Charles is a Data Infrastructure Engineer at Columbia University's Lamont-Doherty Earth Observatory working on Pangeo Forge. He is endlessly curious about elegant, open-source tools that help us understand our changing planet. Charles loves exploring in the mountains and tinkering with anything electronic or mechanical.

The speaker's profile picture

Sessions

08-26
10:00
30min
Pangeo Forge: Crowdsourcing Open Data in the Cloud
Ryan Abernathey, Charles Stern

Geospatial datacubes--large, complex, interrelated multidimensional arrays with rich metadata--arise in analysis-ready geopspatial imagery, level 3/4 satellite products, and especially in ocean / weather / climate simulations and [re]analyses, where they can reach Petabytes in size. The scientific python community has developed a powerful stack for flexible, high-performance analytics of databcubes in the cloud. Xarray provides a core data model and API for analysis of such multidimensional array data. Combined with Zarr or TileDB for efficient storage in object stores (e.g. S3) and Dask for scaling out compute, these tools allow organizations to deploy analytics and machine learning solutions for both exploratory research and production in any cloud platform. Within the geosciences, the Pangeo open science community has advanced this architecture as the “Pangeo platform” (http://pangeo.io/).

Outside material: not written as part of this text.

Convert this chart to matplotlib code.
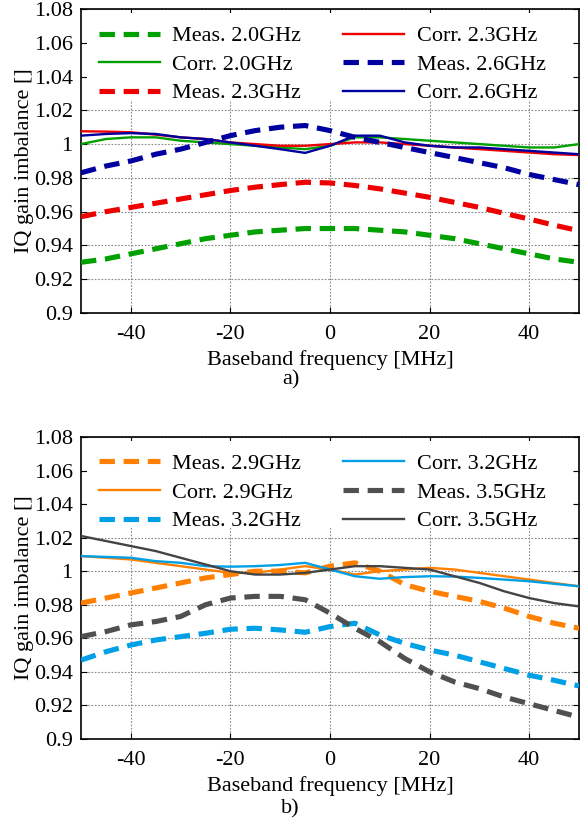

However, there is a major barrier preventing the community from easily transitioning to this cloud-native way of working: the difficulty of bringing existing data into the cloud in analysis-ready, cloud-optimized (ARCO) format. Typical workflows for moving data to the cloud currently consist of either bulk transfers of files into object storage (with a major performance penalty on subsequent analytics) or bespoke, case-by-case conversions to cloud optimized formats such as TileDB or Zarr. The high cost of this toil is preventing the scientific community from realizing the full benefits of cloud computing. More generally, the outputs of the toil of preparing scientific data for efficient analysis are rarely shared in an open, collaborative way.

To address these challenges, we are building Pangeo Forge ( https://pangeo-forge.org/), the first open-source cloud-native ETL (extract / transform / load) platform focused on multidimensional scientific data. Pangeo Forge consists of two main elements. An open-source python package--pangeo_forge_recipes--makes it simple for users to define “recipes” for extracting many individual files, combining them along arbitrary dimensions, and depositing ARCO datasets into object storage. These recipes can be “compiled” to run on many different distributed execution engines, including Dask, Prefect, and Apache Beam. The second element of Pangeo Forge is an orchestration backend which integrates tightly with GitHub as a continuous-integration-style service.

We are using Pangeo Forge to populate a multi-petabyte-scale shared library of open-access, analysis-ready, cloud-optimized ocean, weather, and climate data spread across a global federation of public cloud storage–not a “data lake” but a “data ocean”. Inspired directly by the success of Conda Forge, we aim to leverage the enthusiasm of the open science community to turn data preparation and cleaning from a private chore into a shared, collaborative activity. By only creating ARCO datasets via version-controlled recipe feedstocks (GitHub repos), we also maintain perfect provenance tracking for all data in the library.

You will leave this talk with a clear understanding of how to access this data library, craft your own Pangeo Forge recipe, and become a contributor to our growing collection of community-sourced recipes.

Open Data
Room 9